- **Source material**:
* start *

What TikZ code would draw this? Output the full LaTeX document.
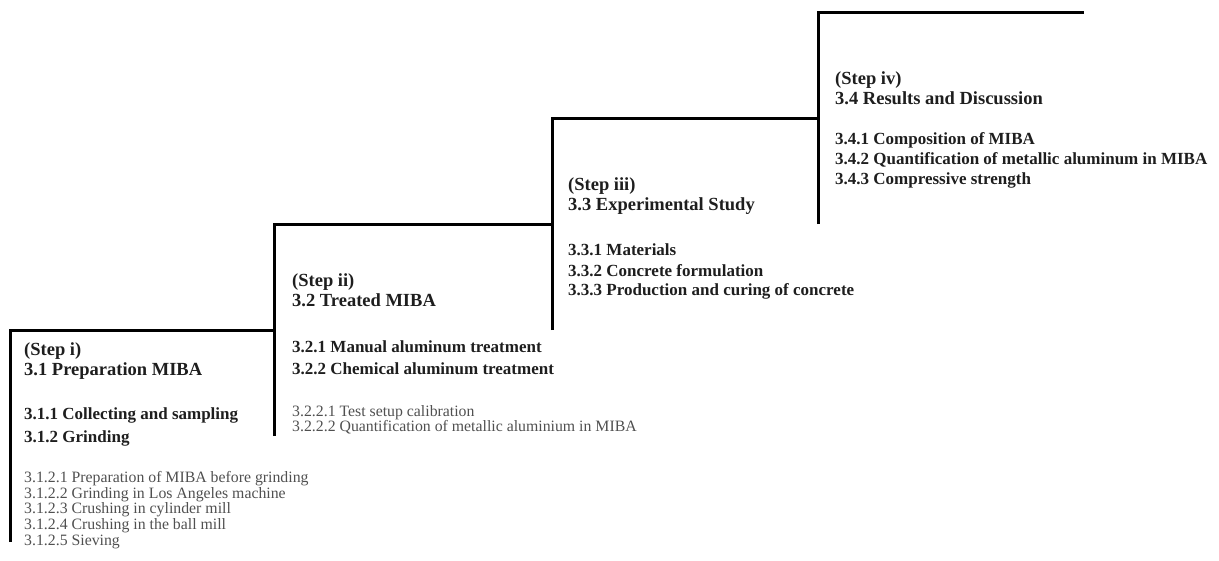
\documentclass[tikz,border=0pt]{standalone}
\usepackage{fontspec}
\setmainfont{Liberation Serif}
\usetikzlibrary{positioning}
\definecolor{headtext}{RGB}{30,30,30}
\definecolor{subtext}{RGB}{80,80,80}

\begin{document}
\begin{tikzpicture}[
            x=1pt, y=-1pt,
            stair/.style={line width=3pt, black},
            stephead/.style={anchor=north west, align=left, inner sep=0pt, text=headtext,
                             font=\fontsize{18.5}{20}\selectfont\bfseries},
            secpart/.style={anchor=north west, align=left, inner sep=0pt, text=headtext,
                            font=\fontsize{17}{22}\selectfont\bfseries},
            subpart/.style={anchor=north west, align=left, inner sep=0pt, text=subtext,
                            font=\fontsize{15.8}{15.7}\selectfont}
        ]

        \useasboundingbox (0,0) rectangle (1219,560);

        % corners of the stairs
        \coordinate (c1) at (10,330);
        \coordinate (c2) at (274,224);
        \coordinate (c3) at (552,118);
        \coordinate (c4) at (818,12);
        \coordinate (end) at (1084,12);

        \draw[stair] (c1) ++(0,212) -- (c1) -- (c1 -| c2);
        \draw[stair] (c2) ++(0,212) -- (c2) -- (c2 -| c3);
        \draw[stair] (c3) ++(0,212) -- (c3) -- (c3 -| c4);
        \draw[stair] (c4) ++(0,212) -- (c4) -- (end);

        % step i
        \node[stephead] (head1) at (24,342.6) {(Step i)\\3.1 Preparation MIBA};
        \node[secpart] (sec1) at (24,407) {3.1.1 Collecting and sampling\\[1pt]3.1.2 Grinding};
        \node[subpart] (sub1) at (24,471) {3.1.2.1 Preparation of MIBA before grinding\\
            3.1.2.2 Grinding in Los Angeles machine\\
            3.1.2.3 Crushing in cylinder mill\\
            3.1.2.4 Crushing in the ball mill\\
            3.1.2.5 Sieving};

        % step ii
        \node[stephead] (head2) at (292,273.6) {(Step ii)\\3.2 Treated MIBA};
        \node[secpart] (sec2) at (292,340) {3.2.1 Manual aluminum treatment\\3.2.2 Chemical aluminum treatment};
        \node[subpart] (sub2) at (292,405) {3.2.2.1 Test setup calibration\\
            3.2.2.2 Quantification of metallic aluminium in MIBA};

        % step iii
        \node[stephead] (head3) at (568,177.6) {(Step iii)\\3.3 Experimental Study};
        \node[secpart] (sec3) at (568,244) {3.3.1 Materials\\[-2pt]3.3.2 Concrete formulation\\[-2pt]3.3.3 Production and curing of concrete};

        % step iv
        \node[stephead] (head4) at (835,71.6) {(Step iv)\\3.4 Results and Discussion};
        \node[secpart] (sec4) at (835,132) {3.4.1 Composition of MIBA\\[-2pt]3.4.2 Quantification of metallic aluminum in MIBA\\[-2pt]3.4.3 Compressive strength};

        \end{tikzpicture}
\end{document}
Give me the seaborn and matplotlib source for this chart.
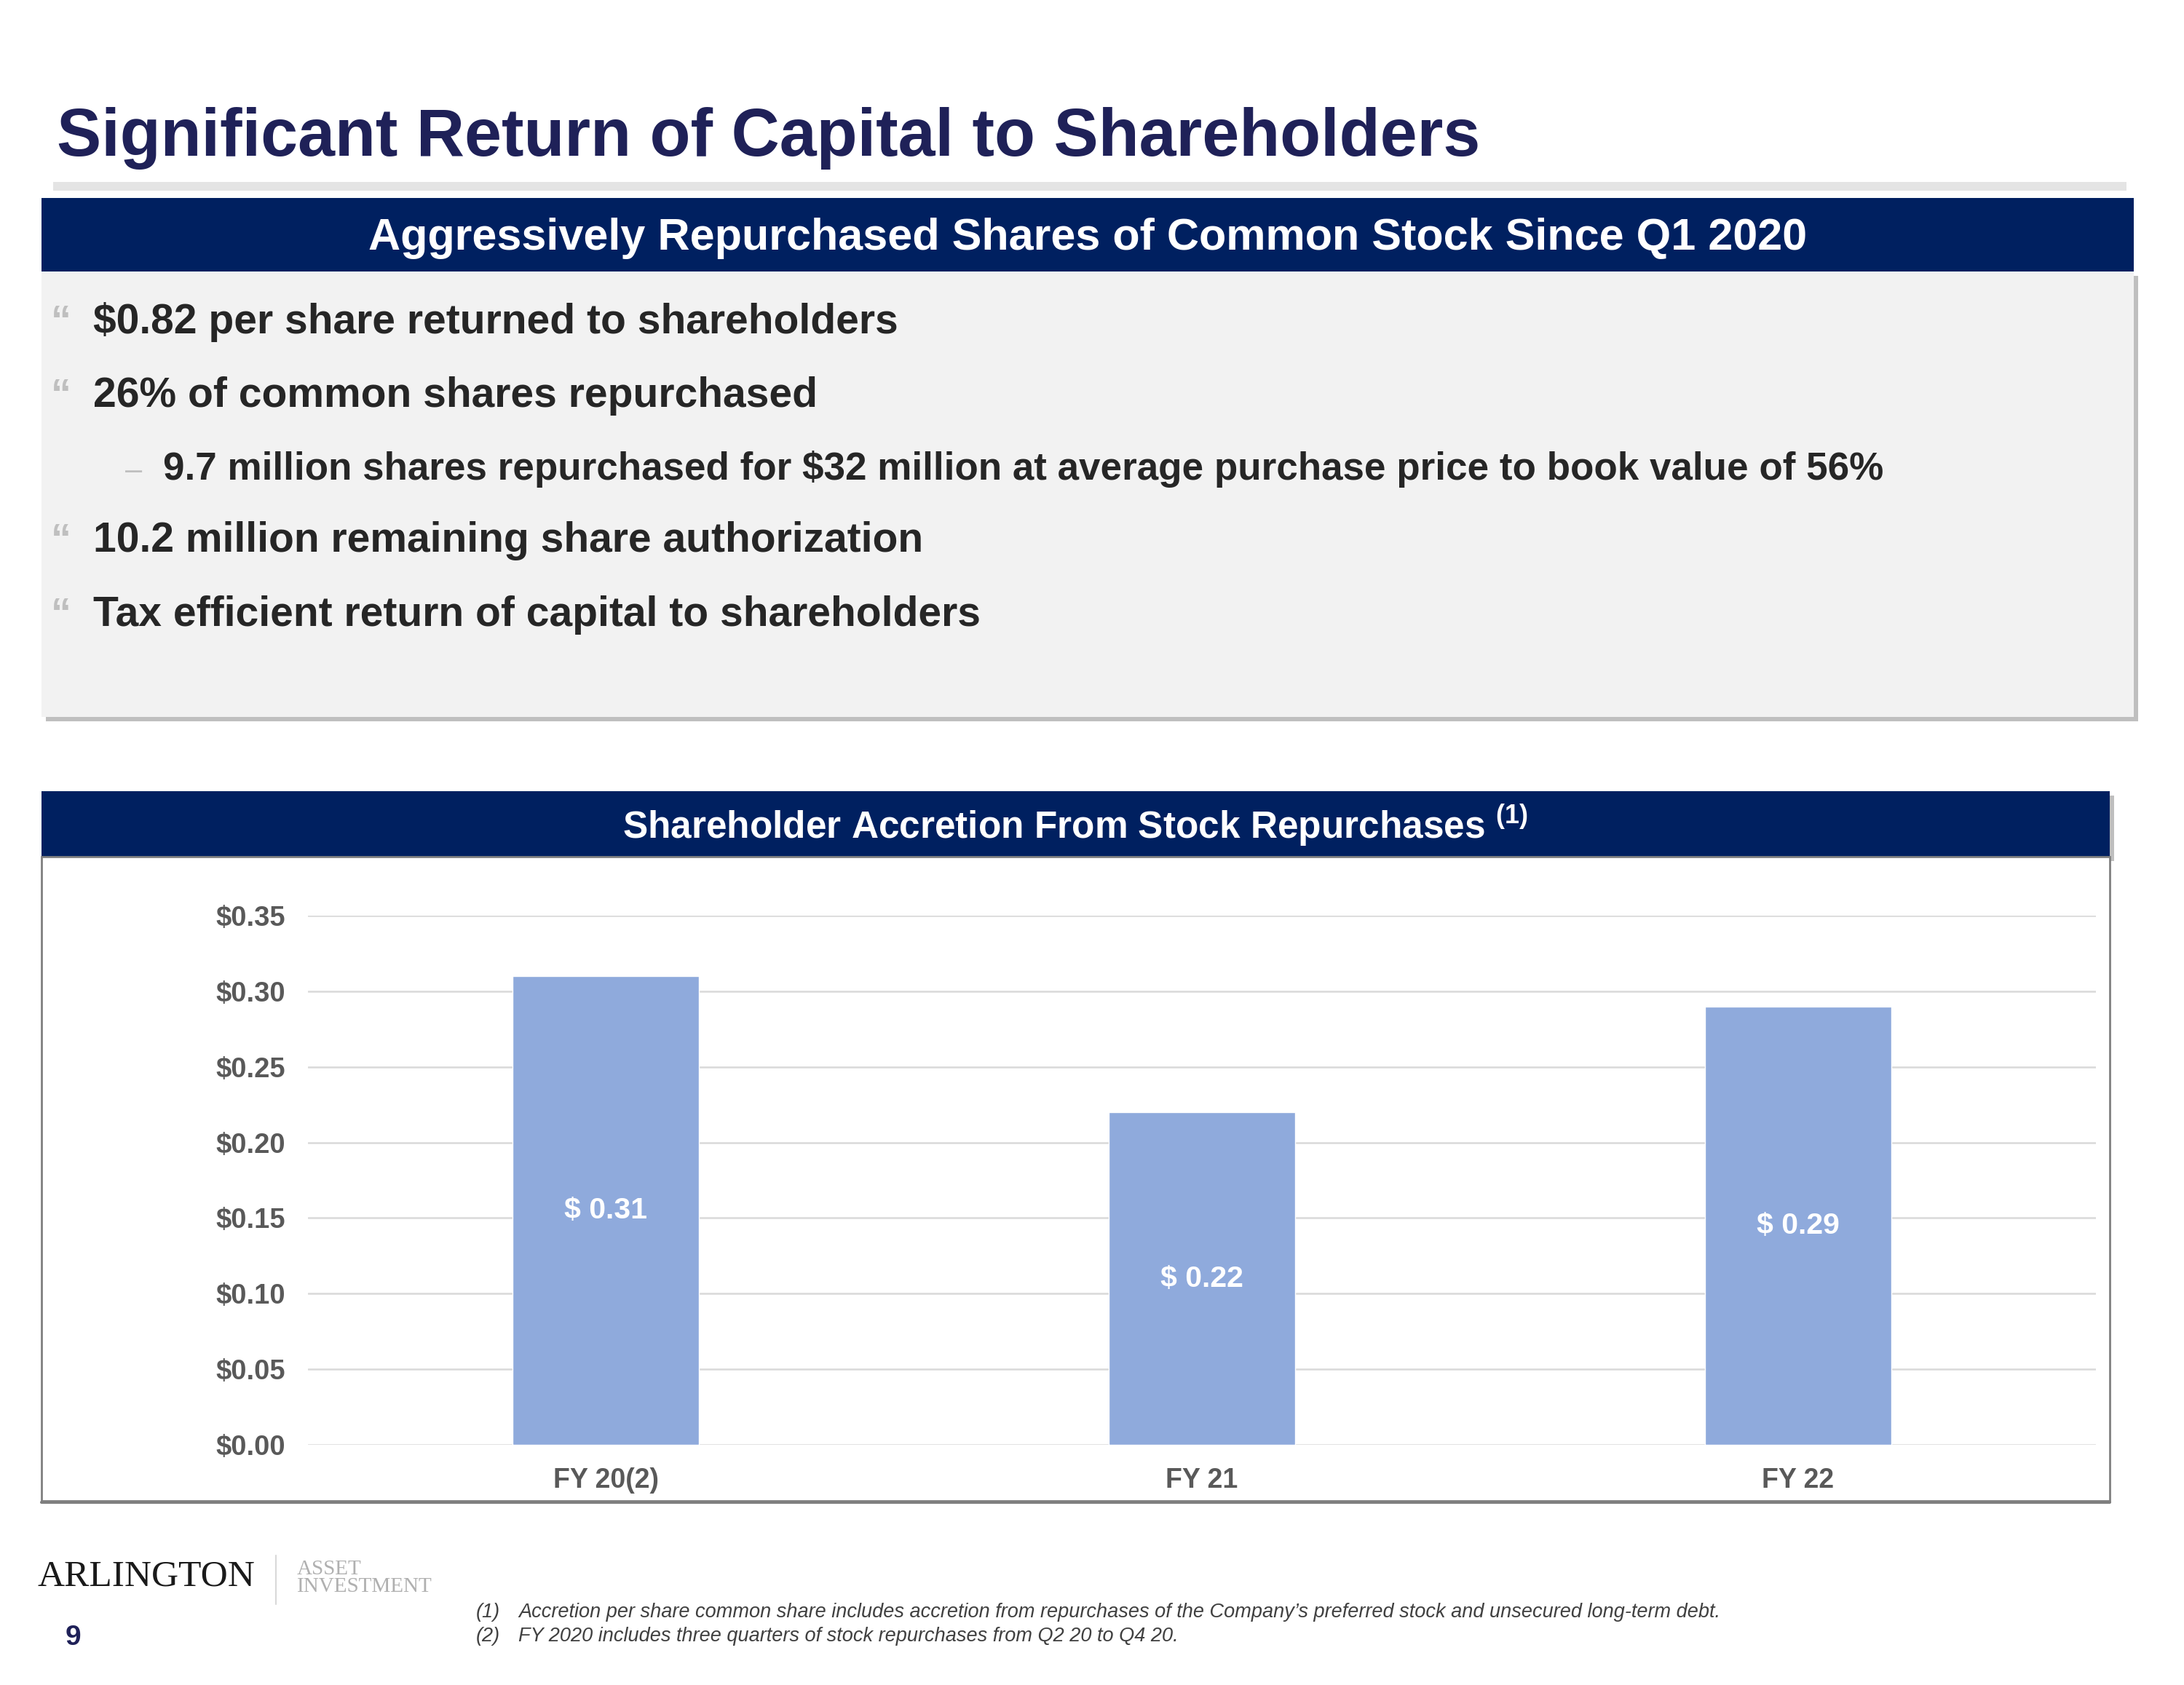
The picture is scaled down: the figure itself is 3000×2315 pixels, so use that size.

* end *

- **Task**: Write out every record above exactly as it stands, but leave out the pictures.

- **Solution**:
What TikZ code would draw this? Output the full LaTeX document.
\documentclass[tikz,border=0pt]{standalone}
\usepackage{fontspec}
\setmainfont{Liberation Serif}
\usetikzlibrary{positioning}
\definecolor{headtext}{RGB}{30,30,30}
\definecolor{subtext}{RGB}{80,80,80}

\begin{document}
\begin{tikzpicture}[
            x=1pt, y=-1pt,
            stair/.style={line width=3pt, black},
            stephead/.style={anchor=north west, align=left, inner sep=0pt, text=headtext,
                             font=\fontsize{18.5}{20}\selectfont\bfseries},
            secpart/.style={anchor=north west, align=left, inner sep=0pt, text=headtext,
                            font=\fontsize{17}{22}\selectfont\bfseries},
            subpart/.style={anchor=north west, align=left, inner sep=0pt, text=subtext,
                            font=\fontsize{15.8}{15.7}\selectfont}
        ]

        \useasboundingbox (0,0) rectangle (1219,560);

        % corners of the stairs
        \coordinate (c1) at (10,330);
        \coordinate (c2) at (274,224);
        \coordinate (c3) at (552,118);
        \coordinate (c4) at (818,12);
        \coordinate (end) at (1084,12);

        \draw[stair] (c1) ++(0,212) -- (c1) -- (c1 -| c2);
        \draw[stair] (c2) ++(0,212) -- (c2) -- (c2 -| c3);
        \draw[stair] (c3) ++(0,212) -- (c3) -- (c3 -| c4);
        \draw[stair] (c4) ++(0,212) -- (c4) -- (end);

        % step i
        \node[stephead] (head1) at (24,342.6) {(Step i)\\3.1 Preparation MIBA};
        \node[secpart] (sec1) at (24,407) {3.1.1 Collecting and sampling\\[1pt]3.1.2 Grinding};
        \node[subpart] (sub1) at (24,471) {3.1.2.1 Preparation of MIBA before grinding\\
            3.1.2.2 Grinding in Los Angeles machine\\
            3.1.2.3 Crushing in cylinder mill\\
            3.1.2.4 Crushing in the ball mill\\
            3.1.2.5 Sieving};

        % step ii
        \node[stephead] (head2) at (292,273.6) {(Step ii)\\3.2 Treated MIBA};
        \node[secpart] (sec2) at (292,340) {3.2.1 Manual aluminum treatment\\3.2.2 Chemical aluminum treatment};
        \node[subpart] (sub2) at (292,405) {3.2.2.1 Test setup calibration\\
            3.2.2.2 Quantification of metallic aluminium in MIBA};

        % step iii
        \node[stephead] (head3) at (568,177.6) {(Step iii)\\3.3 Experimental Study};
        \node[secpart] (sec3) at (568,244) {3.3.1 Materials\\[-2pt]3.3.2 Concrete formulation\\[-2pt]3.3.3 Production and curing of concrete};

        % step iv
        \node[stephead] (head4) at (835,71.6) {(Step iv)\\3.4 Results and Discussion};
        \node[secpart] (sec4) at (835,132) {3.4.1 Composition of MIBA\\[-2pt]3.4.2 Quantification of metallic aluminum in MIBA\\[-2pt]3.4.3 Compressive strength};

        \end{tikzpicture}
\end{document}
Give me the seaborn and matplotlib source for this chart.
The picture is scaled down: the figure itself is 3000×2315 pixels, so use that size.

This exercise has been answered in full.